No es el único en aparecer. También están el escritor que coleccionaba nombres, Enrique Romero, y la historia del químico obsesionado con componer una ópera sobre el lago de Maracaibo, y también una Lía Bermúdez aún niña, deslumbrada ante una princesa Guajira de piel blanca a la que un jurado formado por Tito Salas, Andrés Eloy Blanco y Manuel Felipe Rugeles elige como Reina Nacional de la Agricultura en la Caracas de 1943.

Podría seguir citando las casi cuarenta crónicas, o postales, o textos, o joyas que componen este libro publicado por la editorial venezolana Kalathos, en España: Un café con el dictador y otros relatos sin ficción, de Milagros Socorro.

No puede estar más acertada Colette Capriles en el prólogo que antecede este volumen.
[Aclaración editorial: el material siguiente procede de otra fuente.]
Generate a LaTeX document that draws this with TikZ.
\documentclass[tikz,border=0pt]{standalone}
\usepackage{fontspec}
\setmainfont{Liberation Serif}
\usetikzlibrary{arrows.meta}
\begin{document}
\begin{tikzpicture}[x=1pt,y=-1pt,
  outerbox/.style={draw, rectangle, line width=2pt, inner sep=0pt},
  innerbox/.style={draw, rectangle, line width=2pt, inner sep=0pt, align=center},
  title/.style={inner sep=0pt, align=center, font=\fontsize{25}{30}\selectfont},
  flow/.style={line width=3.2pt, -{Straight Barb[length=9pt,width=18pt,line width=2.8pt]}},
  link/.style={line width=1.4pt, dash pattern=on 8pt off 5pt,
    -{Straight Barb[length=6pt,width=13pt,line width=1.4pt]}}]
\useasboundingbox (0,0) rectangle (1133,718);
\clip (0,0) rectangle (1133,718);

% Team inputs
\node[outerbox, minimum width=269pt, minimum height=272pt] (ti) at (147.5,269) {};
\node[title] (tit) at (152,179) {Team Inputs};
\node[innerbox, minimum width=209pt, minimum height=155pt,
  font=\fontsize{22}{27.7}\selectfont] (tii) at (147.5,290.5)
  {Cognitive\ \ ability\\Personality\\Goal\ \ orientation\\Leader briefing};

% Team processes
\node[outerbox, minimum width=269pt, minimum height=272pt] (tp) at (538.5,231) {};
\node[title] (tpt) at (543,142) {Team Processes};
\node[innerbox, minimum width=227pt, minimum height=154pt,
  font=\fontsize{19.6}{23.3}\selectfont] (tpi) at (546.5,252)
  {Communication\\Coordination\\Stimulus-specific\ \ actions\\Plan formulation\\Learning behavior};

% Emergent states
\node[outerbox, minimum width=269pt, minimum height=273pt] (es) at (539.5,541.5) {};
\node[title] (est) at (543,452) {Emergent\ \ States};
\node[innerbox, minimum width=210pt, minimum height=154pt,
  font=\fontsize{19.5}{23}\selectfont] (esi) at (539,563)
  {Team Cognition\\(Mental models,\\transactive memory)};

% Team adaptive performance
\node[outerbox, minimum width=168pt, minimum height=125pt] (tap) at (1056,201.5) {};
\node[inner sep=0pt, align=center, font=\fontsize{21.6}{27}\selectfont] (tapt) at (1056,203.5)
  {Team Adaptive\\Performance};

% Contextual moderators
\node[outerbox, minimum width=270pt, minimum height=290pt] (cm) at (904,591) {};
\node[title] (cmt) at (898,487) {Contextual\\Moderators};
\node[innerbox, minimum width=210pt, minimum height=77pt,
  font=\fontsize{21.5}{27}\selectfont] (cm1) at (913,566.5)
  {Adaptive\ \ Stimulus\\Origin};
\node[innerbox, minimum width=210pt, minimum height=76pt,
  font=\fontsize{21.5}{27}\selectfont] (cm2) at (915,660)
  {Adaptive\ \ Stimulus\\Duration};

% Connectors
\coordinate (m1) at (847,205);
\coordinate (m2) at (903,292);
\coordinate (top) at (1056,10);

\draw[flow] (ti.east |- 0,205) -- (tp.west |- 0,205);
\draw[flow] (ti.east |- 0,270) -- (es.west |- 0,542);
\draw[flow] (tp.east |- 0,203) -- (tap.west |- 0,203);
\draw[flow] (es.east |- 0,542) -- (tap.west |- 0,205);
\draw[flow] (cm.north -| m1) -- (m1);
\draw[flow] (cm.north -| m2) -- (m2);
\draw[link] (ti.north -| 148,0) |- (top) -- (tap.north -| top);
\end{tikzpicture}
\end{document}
Relato, lo que entendemos como relato, esto no es, aun siéndolo. Porque, como dice Colette, lo que hay en este libro son cuentos que Milagros nos cuenta y que acomete a la perfección afinando las llaves de la oralidad.

Échame un cuento, Milagros.

Pero la Maracucha no sólo los cuenta: los cocina, sabrosos en su verdad y su ausencia de ficción; los refina con la más altísima catadura de las autoras del siglo XX, desde esa Natalia Ginzburg que se hace ciclópea en lo mínimo o la Elisa Lerner que calza a sus protagonistas sobre copas de champán que habrán de reventarse al cruzar el piso cebra en medio del vasto silencio de Manhattan, esa autora a la que llegué porque Milagros me habló de ella. Y entonces ya nunca más pude regresar de ese mundo que se levantaba en sus libros.
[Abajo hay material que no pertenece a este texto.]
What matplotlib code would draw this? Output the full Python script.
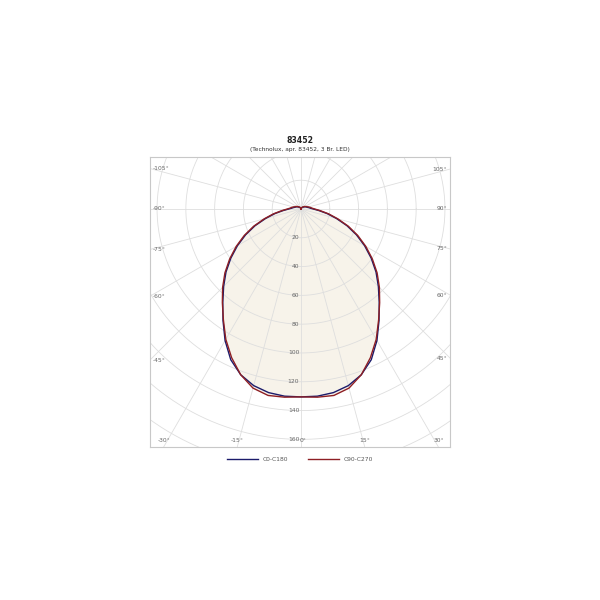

No, Milagros, esto no es solo un libro de relatos. Es periodismo y literatura. Eso que la gente se obceca en separar y que yo aprendí a amar leyéndote en las páginas de El Universal y El Nacional primero, luego en tus libros y después escuchándote en clase.

Hechizada por tu Venus del Cafetal —la crónica de una mujer que sale a correr en zapatillas— anduve persiguiéndote por los Palos Grandes para ver qué aprendía en las conversaciones. Un atasco en medio de la autopista Francisco Fajardo daba para mucho. Sobre todo cuando viaja de copiloto la diosa a la que yo quería parecerme.

"No voy a quitar el placer de ese fraseo que luce para mí recuperado, y no porque ella lo perdiera, sino porque yo llevo ya demasiado tiempo lejos de un país, una Venezuela que refulge luminosa en estas páginas"

Convendría quizá abocetar un poco más las páginas que dan título a este libro, Un café con el dictador y otros relatos sin ficción, pero la historia de Germán Gil Rico se la dejo a ustedes, como les dejo el regaño que le pegó su mamá a Beatrice Rangel Matilla cuando ya era viceministra de la Secretaría de la Presidencia durante la segunda legislatura de Carlos Andrés Pérez. Sí, ésa: la del 1989 y el 1992. Ésa.

No voy a quitar el placer de ese fraseo que luce para mí recuperado, y no porque ella lo perdiera, sino porque yo llevo ya demasiado tiempo lejos de un país, una Venezuela que refulge luminosa en estas páginas. Este libro traza un territorio en el que las calles se nombran como antes, de una esquina a otra, de Platanal a Desamparados, y en el que cada armario, por nimio que sea, guarda el poso tremendo de un país que Milagros Socorro hace único y que cuenta con la maestría que siempre tuvo y refrendó ante mis primeras lecturas de Josep Pla o Chaves Nogales, incluso de Martín Caparrós y Leila Guerriero.

Gracias, Milagros.

Qué gusto volver a casa, al hogar literario en el que me formé: una cosa sólida y hermosa como los puentes o las páginas de la literatura universal. Esas cosas que duran para siempre.

Gracias, Milagros, yo llevaba demasiado tiempo fuera, y aquí, en Madrid, aunque me hice adulta, pierde una la costumbre y el acento del único país que realmente habito, el de la literatura rotunda, que es como ha de sonar una ópera en el lago de Maracaibo.